Who shall deliver me! Why do you not deliver yourself? I have been trying at it, but I cannot. I do not submit to the condemnation of sin in the flesh, so as to understand that it was put to death on the cross; I do not come to that, until I find I cannot myself get the better of it. You get all this in Romans 7. It is not the true Christian state, but the one there finds first that there is no good thing in his flesh at all. And what next? Why, that it is not himself, “it is no more I.” What next? Oh, I must get the better of it. Try away, I say, try away. I cannot succeed. And now you learn that there is no power in yourself to do it. “To will is present with me; but how to perform that which is good I find not.”
1 need another, a deliverer, and I learn the power of life in Christ, of Christ Himself; but with the knowledge that I have (as regards the old man) died with Him, and that there sin in the flesh was condemned when He was a sacrifice for sin, but that it was in death, so that I am dead to it for faith. And I do not believe as I have said, that a person has ever got out of Romans 7 who has not got into it. In my case, like thousands of others, before I got forgiveness, I had found out what I was; I learned the seventh before I learned the third. But when a full gospel is preached and forgiveness known, the knowledge of self will still be by law, but the form of it is modified. The way more often is, “I hope I am not deceiving myself; I thought I was forgiven. How is it I do so-and-so? how is it I find this power of sin still here?” The flesh is never changed. The truth is they are distinct points, and treated apart; only self-knowledge is the deeper point, and so treated last. But it is law, not for condemnation, but powerless to free, though it may kill and condemn too. (Compare 2 Corinthians 3.)

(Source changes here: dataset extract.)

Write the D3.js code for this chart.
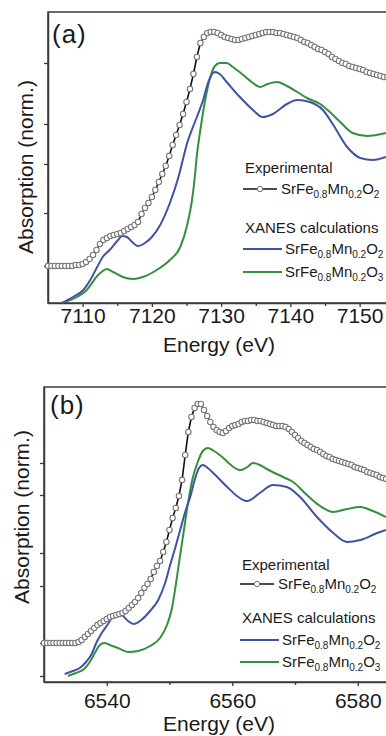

After man was made, the whole history is, whatever God sets up right, the first thing man did was to spoil it. Adam eats the fruit of the tree. Noah is put in authority, and the first thing he does is to get drunk. God gives a law, and they set up a golden calf. The priests are consecrated and offer strange fire the first day, and die; and Aaron is never allowed to go in his garments of glory and beauty into the most holy place. Solomon fails in the kingdom and it is divided. Nebuchadnezzar is set at the head of the government among the Gentiles, and he sets up a great idol and punishes those that serve the true God, and Gentile authority becomes that of the beasts. It put Christ to death when He came in grace, lusts against the Spirit where He is, and, if one is called to the third heaven, would puff him up about it. And, now, it is not that there is any change in the flesh; but I am not to fancy, that, because flesh is there, I must let it act. No, I must reckon it dead, and should in practice “always bear about in the body the dying of the Lord Jesus, that the life also of Jesus might be made manifest in our body.”
The Holy Ghost gives us a blessed sense of relationship with the Father; and what, accordingly, you are called upon to do is, in the power of the Holy Ghost, so to live and walk as that nothing but Christ be seen in you.